DATA PROVIDED:

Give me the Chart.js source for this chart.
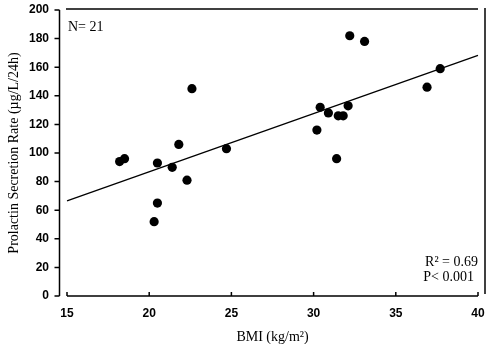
<!DOCTYPE html>
<html>
<head>
<meta charset="utf-8">
<script src="https://cdn.jsdelivr.net/npm/chart.js@4/dist/chart.umd.min.js"></script>
<style>
	html, body { margin: 0; padding: 0; background: #fff; }
</style>
</head>
<body>
<canvas id="chart" width="500" height="344"></canvas>
<script>
// BMI (kg/m2) of each subject
var bmi = [18.2, 18.5, 20.5, 21.4, 21.8, 22.6, 24.7, 22.3, 20.5, 20.3, 32.2, 33.1, 37.7, 36.9, 30.4, 30.9, 31.5, 31.8, 32.1, 30.2, 31.4];
// prolactin secretion rate (ug/L/24h) for the same subjects
var prlRate = [94, 96, 93, 90, 106, 145, 103, 81, 65, 52, 182, 178, 159, 146, 132, 128, 126, 126, 133, 116, 96];
// regression line end points
var fitX = [15, 40];
var fitY = [66.5, 168.3];
// tick labels
var xTicks = [15, 20, 25, 30, 35, 40];
var yTicks = [0, 20, 40, 60, 80, 100, 120, 140, 160, 180, 200];

Chart.defaults.color = "#000";
Chart.defaults.animation = false;

var serif = "'Liberation Serif', 'Times New Roman', serif";
var sans = "'Liberation Sans', Arial, sans-serif";

// draws the offset axes, the frame lines and the stats text
var axesPlugin = {
	id: "axesPlugin",
	afterDraw: function(chart) {
		var ctx = chart.ctx;
		var xs = chart.scales.x, ys = chart.scales.y;
		var x0 = xs.getPixelForValue(15), x1 = xs.getPixelForValue(40);
		var yTop = ys.getPixelForValue(200), yBot = ys.getPixelForValue(0);
		var yAxisX = x0 - 7.5;

		ctx.save();
		ctx.strokeStyle = "#000";
		ctx.lineWidth = 1.5;

		// y axis with ticks pointing left
		ctx.beginPath();
		ctx.moveTo(yAxisX, yTop);
		ctx.lineTo(yAxisX, yBot);
		yTicks.forEach(function(v) {
			var p = ys.getPixelForValue(v);
			ctx.moveTo(yAxisX - 5, p);
			ctx.lineTo(yAxisX, p);
		});
		ctx.stroke();

		// x axis with ticks pointing up
		ctx.beginPath();
		ctx.moveTo(x0, yBot);
		ctx.lineTo(x1, yBot);
		xTicks.forEach(function(v) {
			var p = xs.getPixelForValue(v);
			ctx.moveTo(p, yBot);
			ctx.lineTo(p, yBot - 4);
		});
		ctx.stroke();

		// top frame line
		ctx.beginPath();
		ctx.moveTo(x0 - 1, yTop - 1);
		ctx.lineTo(x1, yTop - 1);
		ctx.stroke();

		// right frame line
		ctx.beginPath();
		ctx.moveTo(x1 + 7, yTop - 2);
		ctx.lineTo(x1 + 7, yBot - 2);
		ctx.stroke();

		// annotations
		ctx.fillStyle = "#000";
		ctx.font = "14px " + serif;
		ctx.textAlign = "left";
		ctx.textBaseline = "alphabetic";
		ctx.fillText("N= 21", x0 + 1, 31);
		ctx.textAlign = "right";
		ctx.fillText("R\u00b2 = 0.69", x1, 266);
		ctx.fillText("P< 0.001", x1 - 4, 281);
		ctx.restore();
	}
};

var ctx = document.getElementById("chart").getContext("2d");
var points = bmi.map(function(v, i) { return { x: v, y: prlRate[i] }; });
var fitLine = fitX.map(function(v, i) { return { x: v, y: fitY[i] }; });

var myChart = new Chart(ctx, {
	type: "scatter",
	data: {
		datasets: [{
			data: points,
			backgroundColor: "#000",
			borderWidth: 0,
			pointRadius: 4.6
		}, {
			data: fitLine,
			showLine: true,
			borderColor: "#000",
			borderWidth: 1.3,
			pointRadius: 0,
			clip: false
		}]
	},
	options: {
		responsive: false,
		layout: { padding: { top: 10, right: 22, left: 0, bottom: 0 } },
		plugins: {
			legend: { display: false },
			tooltip: { enabled: false }
		},
		scales: {
			x: {
				type: "linear",
				min: 15,
				max: 40,
				border: { display: false },
				grid: { display: false, drawTicks: false },
				afterFit: function(s) {
					s.height = 48;
					s.paddingLeft = 0;
					s.paddingRight = 0;
				},
				afterBuildTicks: function(s) { s.ticks = xTicks.map(function(v) { return { value: v }; }); },
				ticks: {
					padding: 10,
					maxRotation: 0,
					font: { family: sans, size: 12, weight: "bold" }
				},
				title: {
					display: true,
					text: "BMI (kg/m\u00b2)",
					padding: 0,
					font: { family: serif, size: 14, lineHeight: 1 }
				}
			},
			y: {
				min: 0,
				max: 200,
				border: { display: false },
				grid: { display: false, drawTicks: false },
				afterFit: function(s) {
					s.width = 67;
					s.paddingTop = 0;
					s.paddingBottom = 0;
				},
				afterBuildTicks: function(s) { s.ticks = yTicks.map(function(v) { return { value: v }; }); },
				ticks: {
					padding: 18,
					font: { family: sans, size: 12, weight: "bold" }
				},
				title: {
					display: true,
					text: "Prolactin Secretion Rate (\u00b5g/L/24h)",
					padding: { top: 7, bottom: 0 },
					font: { family: serif, size: 14, lineHeight: 1 }
				}
			}
		}
	},
	plugins: [axesPlugin]
});
</script>
</body>
</html>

EXERCISE:
Without the images, write out each line of the data verbatim.

IN RESPONSE:
Give me the Chart.js source for this chart.
<!DOCTYPE html>
<html>
<head>
<meta charset="utf-8">
<script src="https://cdn.jsdelivr.net/npm/chart.js@4/dist/chart.umd.min.js"></script>
<style>
	html, body { margin: 0; padding: 0; background: #fff; }
</style>
</head>
<body>
<canvas id="chart" width="500" height="344"></canvas>
<script>
// BMI (kg/m2) of each subject
var bmi = [18.2, 18.5, 20.5, 21.4, 21.8, 22.6, 24.7, 22.3, 20.5, 20.3, 32.2, 33.1, 37.7, 36.9, 30.4, 30.9, 31.5, 31.8, 32.1, 30.2, 31.4];
// prolactin secretion rate (ug/L/24h) for the same subjects
var prlRate = [94, 96, 93, 90, 106, 145, 103, 81, 65, 52, 182, 178, 159, 146, 132, 128, 126, 126, 133, 116, 96];
// regression line end points
var fitX = [15, 40];
var fitY = [66.5, 168.3];
// tick labels
var xTicks = [15, 20, 25, 30, 35, 40];
var yTicks = [0, 20, 40, 60, 80, 100, 120, 140, 160, 180, 200];

Chart.defaults.color = "#000";
Chart.defaults.animation = false;

var serif = "'Liberation Serif', 'Times New Roman', serif";
var sans = "'Liberation Sans', Arial, sans-serif";

// draws the offset axes, the frame lines and the stats text
var axesPlugin = {
	id: "axesPlugin",
	afterDraw: function(chart) {
		var ctx = chart.ctx;
		var xs = chart.scales.x, ys = chart.scales.y;
		var x0 = xs.getPixelForValue(15), x1 = xs.getPixelForValue(40);
		var yTop = ys.getPixelForValue(200), yBot = ys.getPixelForValue(0);
		var yAxisX = x0 - 7.5;

		ctx.save();
		ctx.strokeStyle = "#000";
		ctx.lineWidth = 1.5;

		// y axis with ticks pointing left
		ctx.beginPath();
		ctx.moveTo(yAxisX, yTop);
		ctx.lineTo(yAxisX, yBot);
		yTicks.forEach(function(v) {
			var p = ys.getPixelForValue(v);
			ctx.moveTo(yAxisX - 5, p);
			ctx.lineTo(yAxisX, p);
		});
		ctx.stroke();

		// x axis with ticks pointing up
		ctx.beginPath();
		ctx.moveTo(x0, yBot);
		ctx.lineTo(x1, yBot);
		xTicks.forEach(function(v) {
			var p = xs.getPixelForValue(v);
			ctx.moveTo(p, yBot);
			ctx.lineTo(p, yBot - 4);
		});
		ctx.stroke();

		// top frame line
		ctx.beginPath();
		ctx.moveTo(x0 - 1, yTop - 1);
		ctx.lineTo(x1, yTop - 1);
		ctx.stroke();

		// right frame line
		ctx.beginPath();
		ctx.moveTo(x1 + 7, yTop - 2);
		ctx.lineTo(x1 + 7, yBot - 2);
		ctx.stroke();

		// annotations
		ctx.fillStyle = "#000";
		ctx.font = "14px " + serif;
		ctx.textAlign = "left";
		ctx.textBaseline = "alphabetic";
		ctx.fillText("N= 21", x0 + 1, 31);
		ctx.textAlign = "right";
		ctx.fillText("R\u00b2 = 0.69", x1, 266);
		ctx.fillText("P< 0.001", x1 - 4, 281);
		ctx.restore();
	}
};

var ctx = document.getElementById("chart").getContext("2d");
var points = bmi.map(function(v, i) { return { x: v, y: prlRate[i] }; });
var fitLine = fitX.map(function(v, i) { return { x: v, y: fitY[i] }; });

var myChart = new Chart(ctx, {
	type: "scatter",
	data: {
		datasets: [{
			data: points,
			backgroundColor: "#000",
			borderWidth: 0,
			pointRadius: 4.6
		}, {
			data: fitLine,
			showLine: true,
			borderColor: "#000",
			borderWidth: 1.3,
			pointRadius: 0,
			clip: false
		}]
	},
	options: {
		responsive: false,
		layout: { padding: { top: 10, right: 22, left: 0, bottom: 0 } },
		plugins: {
			legend: { display: false },
			tooltip: { enabled: false }
		},
		scales: {
			x: {
				type: "linear",
				min: 15,
				max: 40,
				border: { display: false },
				grid: { display: false, drawTicks: false },
				afterFit: function(s) {
					s.height = 48;
					s.paddingLeft = 0;
					s.paddingRight = 0;
				},
				afterBuildTicks: function(s) { s.ticks = xTicks.map(function(v) { return { value: v }; }); },
				ticks: {
					padding: 10,
					maxRotation: 0,
					font: { family: sans, size: 12, weight: "bold" }
				},
				title: {
					display: true,
					text: "BMI (kg/m\u00b2)",
					padding: 0,
					font: { family: serif, size: 14, lineHeight: 1 }
				}
			},
			y: {
				min: 0,
				max: 200,
				border: { display: false },
				grid: { display: false, drawTicks: false },
				afterFit: function(s) {
					s.width = 67;
					s.paddingTop = 0;
					s.paddingBottom = 0;
				},
				afterBuildTicks: function(s) { s.ticks = yTicks.map(function(v) { return { value: v }; }); },
				ticks: {
					padding: 18,
					font: { family: sans, size: 12, weight: "bold" }
				},
				title: {
					display: true,
					text: "Prolactin Secretion Rate (\u00b5g/L/24h)",
					padding: { top: 7, bottom: 0 },
					font: { family: serif, size: 14, lineHeight: 1 }
				}
			}
		}
	},
	plugins: [axesPlugin]
});
</script>
</body>
</html>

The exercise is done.